'''

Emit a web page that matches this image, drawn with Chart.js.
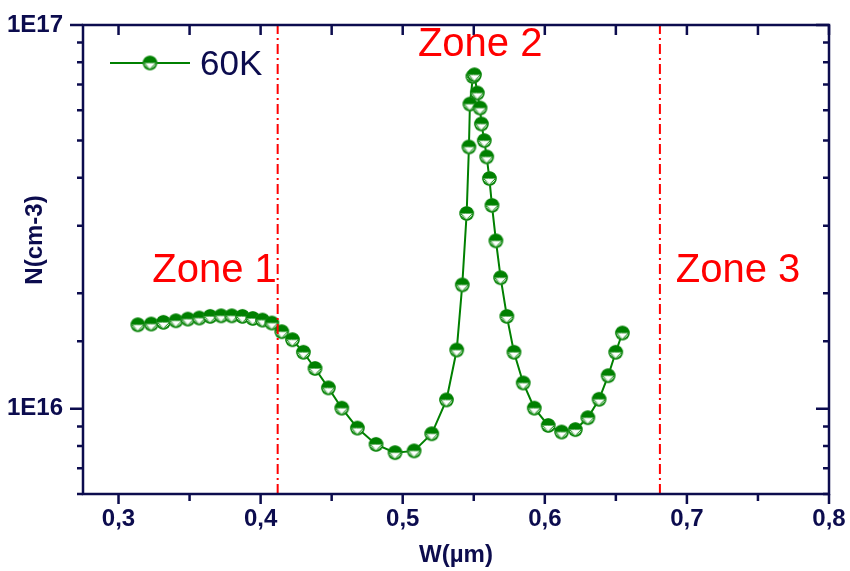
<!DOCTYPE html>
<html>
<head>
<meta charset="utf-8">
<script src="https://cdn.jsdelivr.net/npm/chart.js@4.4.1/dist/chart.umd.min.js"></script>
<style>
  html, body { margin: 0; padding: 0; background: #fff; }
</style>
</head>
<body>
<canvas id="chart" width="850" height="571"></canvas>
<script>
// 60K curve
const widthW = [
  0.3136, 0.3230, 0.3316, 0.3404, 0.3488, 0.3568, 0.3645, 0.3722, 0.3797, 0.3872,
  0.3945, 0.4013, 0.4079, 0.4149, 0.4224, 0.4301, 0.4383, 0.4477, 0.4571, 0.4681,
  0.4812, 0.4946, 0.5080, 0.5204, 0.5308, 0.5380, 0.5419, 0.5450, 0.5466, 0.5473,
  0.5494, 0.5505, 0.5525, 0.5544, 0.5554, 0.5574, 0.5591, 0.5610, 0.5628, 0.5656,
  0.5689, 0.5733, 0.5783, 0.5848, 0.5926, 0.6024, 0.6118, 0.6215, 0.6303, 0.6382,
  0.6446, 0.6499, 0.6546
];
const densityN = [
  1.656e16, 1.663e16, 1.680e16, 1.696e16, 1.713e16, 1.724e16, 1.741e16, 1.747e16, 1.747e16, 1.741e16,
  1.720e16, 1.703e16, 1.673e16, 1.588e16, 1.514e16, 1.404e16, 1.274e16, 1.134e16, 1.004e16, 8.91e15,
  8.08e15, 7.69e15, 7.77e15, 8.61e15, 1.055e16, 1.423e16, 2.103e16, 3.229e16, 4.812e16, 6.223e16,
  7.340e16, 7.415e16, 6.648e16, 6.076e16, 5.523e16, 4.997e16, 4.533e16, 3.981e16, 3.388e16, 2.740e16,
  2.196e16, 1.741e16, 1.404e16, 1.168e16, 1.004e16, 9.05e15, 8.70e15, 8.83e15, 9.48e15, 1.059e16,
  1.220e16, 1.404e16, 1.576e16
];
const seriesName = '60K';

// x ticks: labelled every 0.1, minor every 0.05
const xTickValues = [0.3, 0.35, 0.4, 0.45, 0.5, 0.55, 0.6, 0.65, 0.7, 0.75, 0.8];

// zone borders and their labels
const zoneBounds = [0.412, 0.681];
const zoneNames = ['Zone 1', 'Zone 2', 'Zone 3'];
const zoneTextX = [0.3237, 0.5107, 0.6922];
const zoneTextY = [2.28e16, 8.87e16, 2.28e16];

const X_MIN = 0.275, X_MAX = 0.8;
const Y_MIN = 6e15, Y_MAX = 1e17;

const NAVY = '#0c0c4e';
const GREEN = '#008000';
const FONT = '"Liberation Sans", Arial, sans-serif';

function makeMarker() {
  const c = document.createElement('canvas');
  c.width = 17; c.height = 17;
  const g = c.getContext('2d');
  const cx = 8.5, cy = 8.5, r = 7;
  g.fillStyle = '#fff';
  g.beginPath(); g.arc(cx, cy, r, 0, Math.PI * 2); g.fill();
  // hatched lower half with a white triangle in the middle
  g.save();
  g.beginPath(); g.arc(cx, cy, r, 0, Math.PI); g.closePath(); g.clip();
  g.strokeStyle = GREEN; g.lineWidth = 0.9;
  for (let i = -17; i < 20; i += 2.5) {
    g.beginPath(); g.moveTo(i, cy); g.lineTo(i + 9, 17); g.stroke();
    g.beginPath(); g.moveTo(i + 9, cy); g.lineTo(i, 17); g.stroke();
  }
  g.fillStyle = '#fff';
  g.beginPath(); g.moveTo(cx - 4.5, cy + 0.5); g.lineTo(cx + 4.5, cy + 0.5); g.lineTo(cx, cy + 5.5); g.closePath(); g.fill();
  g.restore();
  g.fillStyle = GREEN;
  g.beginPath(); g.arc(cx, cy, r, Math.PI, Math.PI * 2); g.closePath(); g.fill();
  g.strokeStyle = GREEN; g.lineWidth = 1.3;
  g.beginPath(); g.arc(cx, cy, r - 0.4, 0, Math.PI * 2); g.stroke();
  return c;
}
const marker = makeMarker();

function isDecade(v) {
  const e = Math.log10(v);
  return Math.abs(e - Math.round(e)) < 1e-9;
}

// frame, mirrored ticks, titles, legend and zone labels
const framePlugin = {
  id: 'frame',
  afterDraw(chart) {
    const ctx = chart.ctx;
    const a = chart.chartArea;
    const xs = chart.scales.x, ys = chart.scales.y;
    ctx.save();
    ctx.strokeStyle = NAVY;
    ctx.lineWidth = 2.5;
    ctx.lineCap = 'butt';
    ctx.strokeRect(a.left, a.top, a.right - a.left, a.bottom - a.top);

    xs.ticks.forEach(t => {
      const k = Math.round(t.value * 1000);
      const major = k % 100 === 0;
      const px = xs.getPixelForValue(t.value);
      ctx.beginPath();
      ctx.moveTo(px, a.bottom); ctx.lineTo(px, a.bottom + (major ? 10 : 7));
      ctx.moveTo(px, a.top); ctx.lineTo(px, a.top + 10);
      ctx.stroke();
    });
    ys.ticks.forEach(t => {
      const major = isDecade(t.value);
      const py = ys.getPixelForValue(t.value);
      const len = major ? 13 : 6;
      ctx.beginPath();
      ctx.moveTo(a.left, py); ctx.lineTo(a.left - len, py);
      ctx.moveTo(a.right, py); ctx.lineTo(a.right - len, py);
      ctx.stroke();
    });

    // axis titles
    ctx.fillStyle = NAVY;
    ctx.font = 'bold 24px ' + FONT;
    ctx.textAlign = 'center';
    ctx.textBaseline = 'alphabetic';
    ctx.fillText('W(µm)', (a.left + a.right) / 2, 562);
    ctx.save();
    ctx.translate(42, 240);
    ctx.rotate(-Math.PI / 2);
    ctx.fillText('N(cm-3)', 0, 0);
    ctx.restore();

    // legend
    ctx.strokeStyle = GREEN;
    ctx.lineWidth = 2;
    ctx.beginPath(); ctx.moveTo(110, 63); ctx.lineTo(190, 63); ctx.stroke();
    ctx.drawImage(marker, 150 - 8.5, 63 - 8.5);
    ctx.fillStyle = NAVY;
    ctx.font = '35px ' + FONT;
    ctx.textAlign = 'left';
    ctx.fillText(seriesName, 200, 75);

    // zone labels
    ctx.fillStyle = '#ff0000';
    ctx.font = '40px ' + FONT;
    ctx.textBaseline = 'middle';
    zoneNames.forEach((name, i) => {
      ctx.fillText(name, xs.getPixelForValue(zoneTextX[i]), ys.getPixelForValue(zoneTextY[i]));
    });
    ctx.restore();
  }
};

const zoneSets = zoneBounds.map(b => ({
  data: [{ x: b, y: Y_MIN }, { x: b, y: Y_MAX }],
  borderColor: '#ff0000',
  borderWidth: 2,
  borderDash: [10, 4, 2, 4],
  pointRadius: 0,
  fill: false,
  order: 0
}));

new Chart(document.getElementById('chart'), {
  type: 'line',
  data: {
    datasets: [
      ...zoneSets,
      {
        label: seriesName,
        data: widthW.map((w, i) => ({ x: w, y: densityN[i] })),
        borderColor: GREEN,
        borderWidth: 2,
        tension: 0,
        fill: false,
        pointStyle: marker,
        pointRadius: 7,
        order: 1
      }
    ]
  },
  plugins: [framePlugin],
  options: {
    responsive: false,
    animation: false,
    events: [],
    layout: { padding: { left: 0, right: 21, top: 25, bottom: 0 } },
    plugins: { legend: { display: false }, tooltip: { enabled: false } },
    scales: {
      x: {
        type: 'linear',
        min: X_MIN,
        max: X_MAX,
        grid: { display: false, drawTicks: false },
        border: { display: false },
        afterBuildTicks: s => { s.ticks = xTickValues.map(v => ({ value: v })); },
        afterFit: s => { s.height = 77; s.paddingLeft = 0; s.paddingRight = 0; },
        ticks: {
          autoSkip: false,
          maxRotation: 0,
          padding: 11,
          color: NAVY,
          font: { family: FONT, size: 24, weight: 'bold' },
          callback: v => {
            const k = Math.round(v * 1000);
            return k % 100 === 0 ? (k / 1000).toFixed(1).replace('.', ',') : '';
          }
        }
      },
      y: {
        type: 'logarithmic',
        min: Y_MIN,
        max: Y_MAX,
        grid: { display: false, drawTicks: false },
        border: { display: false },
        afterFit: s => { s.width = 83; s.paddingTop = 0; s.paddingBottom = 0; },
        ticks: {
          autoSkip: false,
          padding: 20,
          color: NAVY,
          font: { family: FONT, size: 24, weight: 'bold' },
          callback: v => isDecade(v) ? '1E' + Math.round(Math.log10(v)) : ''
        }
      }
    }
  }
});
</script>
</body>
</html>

'''

Leave out the pictures. Transcribe only the lines above, from the first through the one that contains "0.7, 0.75, 0.8];".

◆ OUTPUT BELOW:
Emit a web page that matches this image, drawn with Chart.js.
<!DOCTYPE html>
<html>
<head>
<meta charset="utf-8">
<script src="https://cdn.jsdelivr.net/npm/chart.js@4.4.1/dist/chart.umd.min.js"></script>
<style>
  html, body { margin: 0; padding: 0; background: #fff; }
</style>
</head>
<body>
<canvas id="chart" width="850" height="571"></canvas>
<script>
// 60K curve
const widthW = [
  0.3136, 0.3230, 0.3316, 0.3404, 0.3488, 0.3568, 0.3645, 0.3722, 0.3797, 0.3872,
  0.3945, 0.4013, 0.4079, 0.4149, 0.4224, 0.4301, 0.4383, 0.4477, 0.4571, 0.4681,
  0.4812, 0.4946, 0.5080, 0.5204, 0.5308, 0.5380, 0.5419, 0.5450, 0.5466, 0.5473,
  0.5494, 0.5505, 0.5525, 0.5544, 0.5554, 0.5574, 0.5591, 0.5610, 0.5628, 0.5656,
  0.5689, 0.5733, 0.5783, 0.5848, 0.5926, 0.6024, 0.6118, 0.6215, 0.6303, 0.6382,
  0.6446, 0.6499, 0.6546
];
const densityN = [
  1.656e16, 1.663e16, 1.680e16, 1.696e16, 1.713e16, 1.724e16, 1.741e16, 1.747e16, 1.747e16, 1.741e16,
  1.720e16, 1.703e16, 1.673e16, 1.588e16, 1.514e16, 1.404e16, 1.274e16, 1.134e16, 1.004e16, 8.91e15,
  8.08e15, 7.69e15, 7.77e15, 8.61e15, 1.055e16, 1.423e16, 2.103e16, 3.229e16, 4.812e16, 6.223e16,
  7.340e16, 7.415e16, 6.648e16, 6.076e16, 5.523e16, 4.997e16, 4.533e16, 3.981e16, 3.388e16, 2.740e16,
  2.196e16, 1.741e16, 1.404e16, 1.168e16, 1.004e16, 9.05e15, 8.70e15, 8.83e15, 9.48e15, 1.059e16,
  1.220e16, 1.404e16, 1.576e16
];
const seriesName = '60K';

// x ticks: labelled every 0.1, minor every 0.05
const xTickValues = [0.3, 0.35, 0.4, 0.45, 0.5, 0.55, 0.6, 0.65, 0.7, 0.75, 0.8];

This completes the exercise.